Florida 13 is one of three Republican-held House seats in the South that Obama carried in 2012. The GOP is poised to carry all three on Tuesday.
Meanwhile, there are five Democrat-held Southern House seats that Mitt Romney carried in 2012. Republicans are making strong runs in all five.
So moribund is the Democratic Party in Alabama that it didn’t even field a candidate to run against Republican U.S. Senator Jeff Sessions. And in both Oklahoma and South Carolina, where both Senate seats are up this year, Democrats couldn’t muster a serious challenge in any of those four races.
Senate seats are likely to flip from Democratic to Republican hands in both West Virginia and Arkansas, with Democrat-held seats in both North Carolina and Louisiana in jeopardy. Senate Minority Leader Mitch McConnell appears to be beating back a Democratic challenge in Kentucky.
That leaves Georgia as the only bright spot for Democrats. Michelle Nunn has combined innate political talent with a strong campaign to make herself competitive in a state where Democrats haven’t won a Senate race since 1996.

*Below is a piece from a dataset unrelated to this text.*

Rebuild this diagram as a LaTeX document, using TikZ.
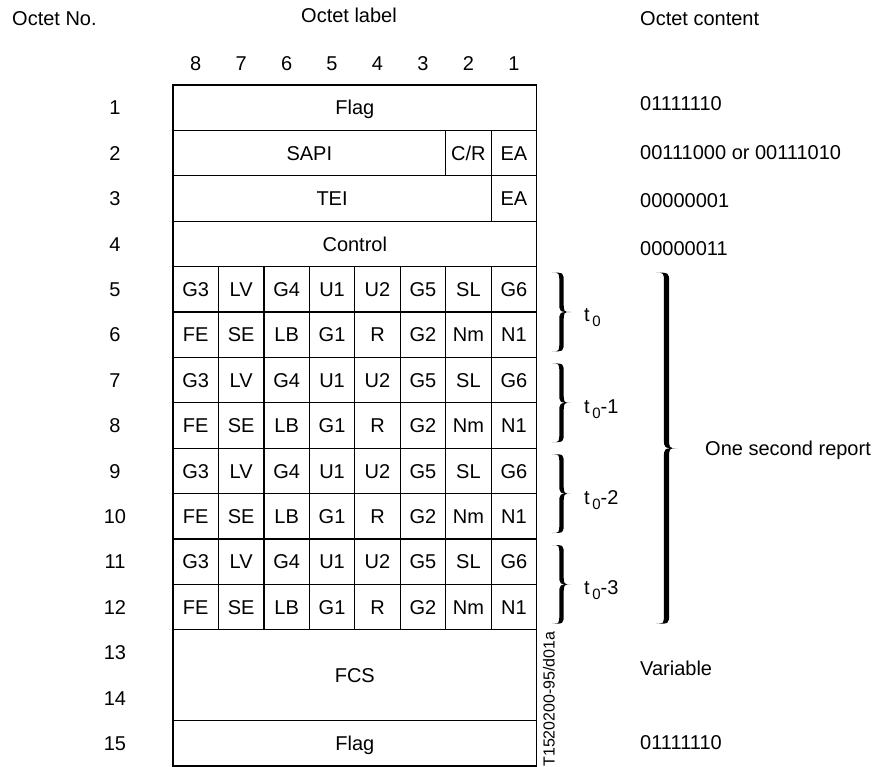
\documentclass[tikz,border=0pt]{standalone}
\usepackage{fontspec}
\setmainfont{Liberation Sans}
\newcommand\fs[1]{\fontsize{#1}{#1}\selectfont}
% filled right curly brace: #1 x of ends, #2 x of tip, #3 y top, #4 y bottom, #5 y tip, #6 half thickness
\newcommand\bracefill[6]{%
  \pgfmathsetmacro\bxm{(#1+#2)/2}%
  \pgfmathsetmacro\bxl{\bxm-#6}%
  \pgfmathsetmacro\bxr{\bxm+#6}%
  \fill ({#1},{#3}) .. controls ({\bxr},{#3}) .. ({\bxr},{#3+10})
    -- ({\bxr},{#5-10}) .. controls ({\bxr},{#5}) .. ({#2},{#5})
    .. controls ({\bxr},{#5}) .. ({\bxr},{#5+10})
    -- ({\bxr},{#4-10}) .. controls ({\bxr},{#4}) .. ({#1},{#4})
    .. controls ({\bxl},{#4}) .. ({\bxl},{#4-10})
    -- ({\bxl},{#5+10}) .. controls ({\bxl},{#5}) .. ({#2},{#5})
    .. controls ({\bxl},{#5}) .. ({\bxl},{#5-10})
    -- ({\bxl},{#3+10}) .. controls ({\bxl},{#3}) .. ({#1},{#3}) -- cycle;
}
\begin{document}
\begin{tikzpicture}[x=1pt,y=-1pt,
  cell/.style={draw, line width=1.3pt, inner sep=0pt, outer sep=0pt,
    minimum height=45.4pt, text height=14.3pt, text depth=0pt,
    anchor=north west, font=\fs{20}},
  lbl/.style={inner sep=0pt, text height=14.3pt, text depth=0pt, font=\fs{20}},
  tlbl/.style={lbl, anchor=west}]
\useasboundingbox[fill=white] (0,0) rectangle (877,767);

% headers
\node[lbl, anchor=west] (hno) at (12,18) {Octet No.};
\node[lbl] (hlabel) at (349,15) {Octet label};
\node[lbl, anchor=west] (hcont) at (640,18) {Octet content};

% column numbers
\foreach \c [count=\i from 0] in {8,7,6,5,4,3,2,1}
  \node[lbl] (col\c) at ({195.7+\i*45.45},63) {\c};

% row numbers
\foreach \r in {1,...,15}
  \node[lbl] (row\r) at (115,{85+(\r-0.5)*45.4}) {\r};

% header octets
\node[cell, minimum width=363.6pt] (flag1) at (173,85) {Flag};
\node[cell, minimum width=272.7pt] (sapi) at (173,130.4) {SAPI};
\node[cell, minimum width=45.45pt] (cr) at (445.7,130.4) {C/R};
\node[cell, minimum width=45.45pt] (ea1) at (491.15,130.4) {EA};
\node[cell, minimum width=318.15pt] (tei) at (173,175.8) {TEI};
\node[cell, minimum width=45.45pt] (ea2) at (491.15,175.8) {EA};
\node[cell, minimum width=363.6pt] (ctrl) at (173,221.2) {Control};

% report octets
\foreach \p in {0,1,2,3}{
  \foreach \t [count=\c from 0] in {G3,LV,G4,U1,U2,G5,SL,G6}
    \node[cell, minimum width=45.45pt] (a\p\c) at ({173+\c*45.45},{266.6+\p*90.8}) {\t};
  \foreach \t [count=\c from 0] in {FE,SE,LB,G1,R,G2,Nm,N1}
    \node[cell, minimum width=45.45pt] (b\p\c) at ({173+\c*45.45},{312+\p*90.8}) {\t};
}

% trailer
\node[cell, minimum width=363.6pt, minimum height=90.8pt] (fcs) at (173,629.8) {FCS};
\node[cell, minimum width=363.6pt] (flag2) at (173,720.6) {Flag};

% braces
\foreach \p in {0,1,2,3}{%
  \bracefill{552}{571}{272.6+\p*90.8}{351.4+\p*90.8}{312+\p*90.8}{2.2}%
}
\bracefill{656}{677}{272.6}{623.8}{448.2}{2.6}

% time labels
\node[tlbl] (t0) at (584,314) {t\kern2.5pt\raisebox{-5pt}{\fs{15}0}};
\node[tlbl] (t1) at (584,406) {t\kern2.5pt\raisebox{-5pt}{\fs{15}0}-1};
\node[tlbl] (t2) at (584,497) {t\kern2.5pt\raisebox{-5pt}{\fs{15}0}-2};
\node[tlbl] (t3) at (584,587.5) {t\kern2.5pt\raisebox{-5pt}{\fs{15}0}-3};
\node[tlbl] (osr) at (705,448.2) {One second report};

% octet contents
\node[tlbl] (v1) at (640,103) {01111110};
\node[tlbl] (v2) at (640,152) {00111000 or 00111010};
\node[tlbl] (v3) at (640,200) {00000001};
\node[tlbl] (v4) at (640,248) {00000011};
\node[tlbl] (v13) at (640,668) {Variable};
\node[tlbl] (v15) at (640,742) {01111110};

% figure reference
\node[inner sep=0pt, rotate=90, font=\fs{16}] (ref) at (549,699) {T1520200-95/d01a};
\end{tikzpicture}
\end{document}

However, if she can’t polish off David Perdue on Tuesday, the race will head to a January runoff — and runoffs can be nasty, brutish and unpredictable.
So here is the state of play, heading into Tuesday:
- Republicans hold 20 of the 28 Southern Senate seats. That number will almost certainly rise.
- Republicans hold 10 of 14 governorships. Given that the GOP will likely make a pick-up in Arkansas, the best Democrats can hope for is to go from four to five, if they take out incumbents in both Georgia and Florida — a tall order..
- The GOP holds 108 of the 151 House seats. Odds are the Republican margin will increase slightly.
All in all, Republican hegemony is alive and well across the Southland.